[start of Dataset excerpts]

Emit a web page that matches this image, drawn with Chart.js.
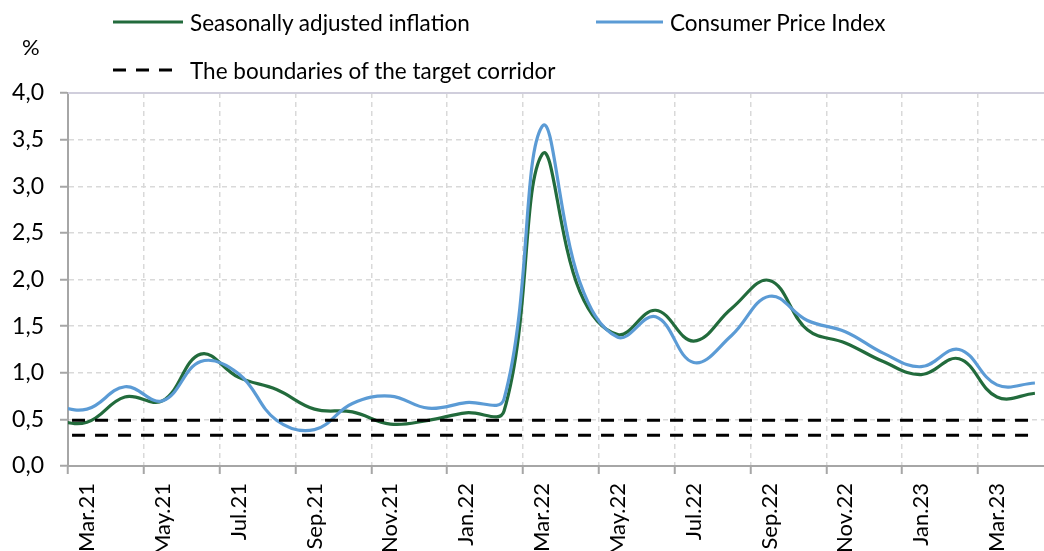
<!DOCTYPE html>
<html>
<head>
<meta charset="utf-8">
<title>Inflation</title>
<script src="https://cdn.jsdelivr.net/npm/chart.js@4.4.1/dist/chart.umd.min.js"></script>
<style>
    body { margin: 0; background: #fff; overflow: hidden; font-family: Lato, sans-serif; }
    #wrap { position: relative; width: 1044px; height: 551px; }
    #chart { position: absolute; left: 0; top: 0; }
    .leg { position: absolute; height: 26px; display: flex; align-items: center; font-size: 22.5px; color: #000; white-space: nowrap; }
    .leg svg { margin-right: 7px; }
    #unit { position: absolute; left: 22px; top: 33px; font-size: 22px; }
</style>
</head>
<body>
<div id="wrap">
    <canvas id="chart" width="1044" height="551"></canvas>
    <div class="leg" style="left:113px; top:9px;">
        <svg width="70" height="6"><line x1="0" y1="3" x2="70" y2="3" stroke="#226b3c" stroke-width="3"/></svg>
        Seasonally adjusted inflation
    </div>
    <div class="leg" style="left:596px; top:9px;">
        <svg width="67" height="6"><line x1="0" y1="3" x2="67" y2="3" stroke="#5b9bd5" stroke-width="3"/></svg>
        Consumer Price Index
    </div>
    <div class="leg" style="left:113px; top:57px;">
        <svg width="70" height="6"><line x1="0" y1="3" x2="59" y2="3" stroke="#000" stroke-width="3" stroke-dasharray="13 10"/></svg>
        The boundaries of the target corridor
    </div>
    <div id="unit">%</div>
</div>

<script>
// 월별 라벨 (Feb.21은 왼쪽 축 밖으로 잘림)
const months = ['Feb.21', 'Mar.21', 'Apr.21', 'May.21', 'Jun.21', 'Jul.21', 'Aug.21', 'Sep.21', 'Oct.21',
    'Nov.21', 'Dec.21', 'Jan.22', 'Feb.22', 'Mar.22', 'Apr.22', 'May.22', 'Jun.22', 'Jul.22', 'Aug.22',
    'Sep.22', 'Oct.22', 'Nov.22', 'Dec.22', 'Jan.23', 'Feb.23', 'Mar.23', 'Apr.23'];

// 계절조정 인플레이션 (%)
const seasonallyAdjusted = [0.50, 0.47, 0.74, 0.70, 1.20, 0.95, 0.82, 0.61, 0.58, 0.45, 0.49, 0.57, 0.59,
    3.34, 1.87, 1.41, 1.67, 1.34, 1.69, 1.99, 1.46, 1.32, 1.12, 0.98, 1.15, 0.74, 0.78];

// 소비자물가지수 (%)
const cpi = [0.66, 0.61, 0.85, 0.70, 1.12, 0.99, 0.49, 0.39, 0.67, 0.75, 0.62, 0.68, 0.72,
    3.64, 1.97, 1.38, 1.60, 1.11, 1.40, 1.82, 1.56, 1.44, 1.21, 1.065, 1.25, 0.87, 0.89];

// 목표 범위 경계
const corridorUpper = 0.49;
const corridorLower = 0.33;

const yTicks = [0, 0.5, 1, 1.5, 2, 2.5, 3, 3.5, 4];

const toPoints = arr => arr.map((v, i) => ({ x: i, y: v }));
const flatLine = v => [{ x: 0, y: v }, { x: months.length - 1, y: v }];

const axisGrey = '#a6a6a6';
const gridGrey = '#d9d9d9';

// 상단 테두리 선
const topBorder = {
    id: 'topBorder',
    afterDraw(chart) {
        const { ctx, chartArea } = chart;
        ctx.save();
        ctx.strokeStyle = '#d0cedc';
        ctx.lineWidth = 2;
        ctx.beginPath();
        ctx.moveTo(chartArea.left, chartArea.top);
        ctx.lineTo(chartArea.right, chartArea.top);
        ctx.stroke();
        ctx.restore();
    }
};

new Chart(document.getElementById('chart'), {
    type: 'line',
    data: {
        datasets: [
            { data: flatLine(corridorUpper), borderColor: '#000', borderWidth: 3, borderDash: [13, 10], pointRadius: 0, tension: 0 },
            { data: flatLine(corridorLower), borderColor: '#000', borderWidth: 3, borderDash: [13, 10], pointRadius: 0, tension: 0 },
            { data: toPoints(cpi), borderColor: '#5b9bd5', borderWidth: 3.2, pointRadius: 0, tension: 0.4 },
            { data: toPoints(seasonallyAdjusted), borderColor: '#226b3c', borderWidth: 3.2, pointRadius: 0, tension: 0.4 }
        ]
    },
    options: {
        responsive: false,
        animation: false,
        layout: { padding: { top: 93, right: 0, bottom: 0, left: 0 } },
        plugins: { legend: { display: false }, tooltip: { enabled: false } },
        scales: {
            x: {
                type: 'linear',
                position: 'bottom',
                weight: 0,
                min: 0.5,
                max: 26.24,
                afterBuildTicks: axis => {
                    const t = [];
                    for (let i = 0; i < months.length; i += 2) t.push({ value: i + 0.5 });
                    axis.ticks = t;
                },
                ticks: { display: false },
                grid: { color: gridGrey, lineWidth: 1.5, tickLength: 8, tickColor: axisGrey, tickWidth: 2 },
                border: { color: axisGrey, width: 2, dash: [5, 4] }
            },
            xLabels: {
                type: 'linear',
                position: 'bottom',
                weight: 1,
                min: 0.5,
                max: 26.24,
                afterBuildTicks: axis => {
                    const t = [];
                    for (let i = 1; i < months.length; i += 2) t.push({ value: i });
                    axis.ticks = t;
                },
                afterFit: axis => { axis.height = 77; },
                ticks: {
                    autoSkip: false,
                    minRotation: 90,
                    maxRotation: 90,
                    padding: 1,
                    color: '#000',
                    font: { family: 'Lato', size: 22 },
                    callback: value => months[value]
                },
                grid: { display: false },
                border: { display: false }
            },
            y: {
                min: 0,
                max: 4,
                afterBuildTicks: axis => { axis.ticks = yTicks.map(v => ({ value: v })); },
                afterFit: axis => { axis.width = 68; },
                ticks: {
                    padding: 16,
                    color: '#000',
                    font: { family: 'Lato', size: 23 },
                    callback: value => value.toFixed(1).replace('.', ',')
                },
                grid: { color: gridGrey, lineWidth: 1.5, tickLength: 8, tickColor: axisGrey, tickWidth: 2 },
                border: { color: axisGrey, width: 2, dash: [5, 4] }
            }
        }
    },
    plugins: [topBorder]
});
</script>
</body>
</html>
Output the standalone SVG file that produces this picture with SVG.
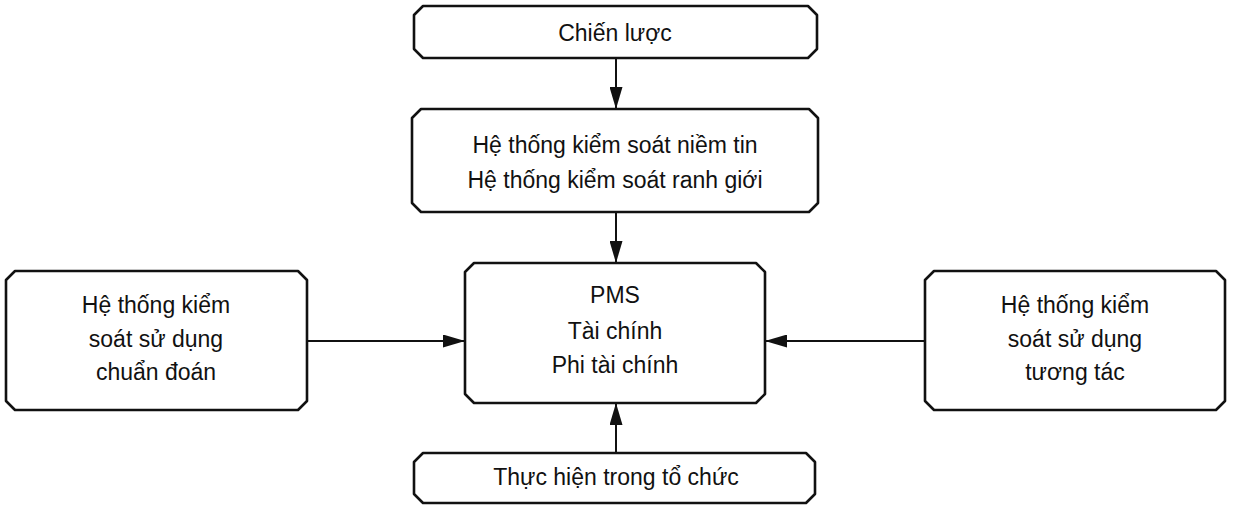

[end of Dataset excerpts]

Work instructions
Print out the lines exactly, skipping any picture.

Task response
Emit a web page that matches this image, drawn with Chart.js.
<!DOCTYPE html>
<html>
<head>
<meta charset="utf-8">
<title>Inflation</title>
<script src="https://cdn.jsdelivr.net/npm/chart.js@4.4.1/dist/chart.umd.min.js"></script>
<style>
    body { margin: 0; background: #fff; overflow: hidden; font-family: Lato, sans-serif; }
    #wrap { position: relative; width: 1044px; height: 551px; }
    #chart { position: absolute; left: 0; top: 0; }
    .leg { position: absolute; height: 26px; display: flex; align-items: center; font-size: 22.5px; color: #000; white-space: nowrap; }
    .leg svg { margin-right: 7px; }
    #unit { position: absolute; left: 22px; top: 33px; font-size: 22px; }
</style>
</head>
<body>
<div id="wrap">
    <canvas id="chart" width="1044" height="551"></canvas>
    <div class="leg" style="left:113px; top:9px;">
        <svg width="70" height="6"><line x1="0" y1="3" x2="70" y2="3" stroke="#226b3c" stroke-width="3"/></svg>
        Seasonally adjusted inflation
    </div>
    <div class="leg" style="left:596px; top:9px;">
        <svg width="67" height="6"><line x1="0" y1="3" x2="67" y2="3" stroke="#5b9bd5" stroke-width="3"/></svg>
        Consumer Price Index
    </div>
    <div class="leg" style="left:113px; top:57px;">
        <svg width="70" height="6"><line x1="0" y1="3" x2="59" y2="3" stroke="#000" stroke-width="3" stroke-dasharray="13 10"/></svg>
        The boundaries of the target corridor
    </div>
    <div id="unit">%</div>
</div>

<script>
// 월별 라벨 (Feb.21은 왼쪽 축 밖으로 잘림)
const months = ['Feb.21', 'Mar.21', 'Apr.21', 'May.21', 'Jun.21', 'Jul.21', 'Aug.21', 'Sep.21', 'Oct.21',
    'Nov.21', 'Dec.21', 'Jan.22', 'Feb.22', 'Mar.22', 'Apr.22', 'May.22', 'Jun.22', 'Jul.22', 'Aug.22',
    'Sep.22', 'Oct.22', 'Nov.22', 'Dec.22', 'Jan.23', 'Feb.23', 'Mar.23', 'Apr.23'];

// 계절조정 인플레이션 (%)
const seasonallyAdjusted = [0.50, 0.47, 0.74, 0.70, 1.20, 0.95, 0.82, 0.61, 0.58, 0.45, 0.49, 0.57, 0.59,
    3.34, 1.87, 1.41, 1.67, 1.34, 1.69, 1.99, 1.46, 1.32, 1.12, 0.98, 1.15, 0.74, 0.78];

// 소비자물가지수 (%)
const cpi = [0.66, 0.61, 0.85, 0.70, 1.12, 0.99, 0.49, 0.39, 0.67, 0.75, 0.62, 0.68, 0.72,
    3.64, 1.97, 1.38, 1.60, 1.11, 1.40, 1.82, 1.56, 1.44, 1.21, 1.065, 1.25, 0.87, 0.89];

// 목표 범위 경계
const corridorUpper = 0.49;
const corridorLower = 0.33;

const yTicks = [0, 0.5, 1, 1.5, 2, 2.5, 3, 3.5, 4];

const toPoints = arr => arr.map((v, i) => ({ x: i, y: v }));
const flatLine = v => [{ x: 0, y: v }, { x: months.length - 1, y: v }];

const axisGrey = '#a6a6a6';
const gridGrey = '#d9d9d9';

// 상단 테두리 선
const topBorder = {
    id: 'topBorder',
    afterDraw(chart) {
        const { ctx, chartArea } = chart;
        ctx.save();
        ctx.strokeStyle = '#d0cedc';
        ctx.lineWidth = 2;
        ctx.beginPath();
        ctx.moveTo(chartArea.left, chartArea.top);
        ctx.lineTo(chartArea.right, chartArea.top);
        ctx.stroke();
        ctx.restore();
    }
};

new Chart(document.getElementById('chart'), {
    type: 'line',
    data: {
        datasets: [
            { data: flatLine(corridorUpper), borderColor: '#000', borderWidth: 3, borderDash: [13, 10], pointRadius: 0, tension: 0 },
            { data: flatLine(corridorLower), borderColor: '#000', borderWidth: 3, borderDash: [13, 10], pointRadius: 0, tension: 0 },
            { data: toPoints(cpi), borderColor: '#5b9bd5', borderWidth: 3.2, pointRadius: 0, tension: 0.4 },
            { data: toPoints(seasonallyAdjusted), borderColor: '#226b3c', borderWidth: 3.2, pointRadius: 0, tension: 0.4 }
        ]
    },
    options: {
        responsive: false,
        animation: false,
        layout: { padding: { top: 93, right: 0, bottom: 0, left: 0 } },
        plugins: { legend: { display: false }, tooltip: { enabled: false } },
        scales: {
            x: {
                type: 'linear',
                position: 'bottom',
                weight: 0,
                min: 0.5,
                max: 26.24,
                afterBuildTicks: axis => {
                    const t = [];
                    for (let i = 0; i < months.length; i += 2) t.push({ value: i + 0.5 });
                    axis.ticks = t;
                },
                ticks: { display: false },
                grid: { color: gridGrey, lineWidth: 1.5, tickLength: 8, tickColor: axisGrey, tickWidth: 2 },
                border: { color: axisGrey, width: 2, dash: [5, 4] }
            },
            xLabels: {
                type: 'linear',
                position: 'bottom',
                weight: 1,
                min: 0.5,
                max: 26.24,
                afterBuildTicks: axis => {
                    const t = [];
                    for (let i = 1; i < months.length; i += 2) t.push({ value: i });
                    axis.ticks = t;
                },
                afterFit: axis => { axis.height = 77; },
                ticks: {
                    autoSkip: false,
                    minRotation: 90,
                    maxRotation: 90,
                    padding: 1,
                    color: '#000',
                    font: { family: 'Lato', size: 22 },
                    callback: value => months[value]
                },
                grid: { display: false },
                border: { display: false }
            },
            y: {
                min: 0,
                max: 4,
                afterBuildTicks: axis => { axis.ticks = yTicks.map(v => ({ value: v })); },
                afterFit: axis => { axis.width = 68; },
                ticks: {
                    padding: 16,
                    color: '#000',
                    font: { family: 'Lato', size: 23 },
                    callback: value => value.toFixed(1).replace('.', ',')
                },
                grid: { color: gridGrey, lineWidth: 1.5, tickLength: 8, tickColor: axisGrey, tickWidth: 2 },
                border: { color: axisGrey, width: 2, dash: [5, 4] }
            }
        }
    },
    plugins: [topBorder]
});
</script>
</body>
</html>
Output the standalone SVG file that produces this picture with SVG.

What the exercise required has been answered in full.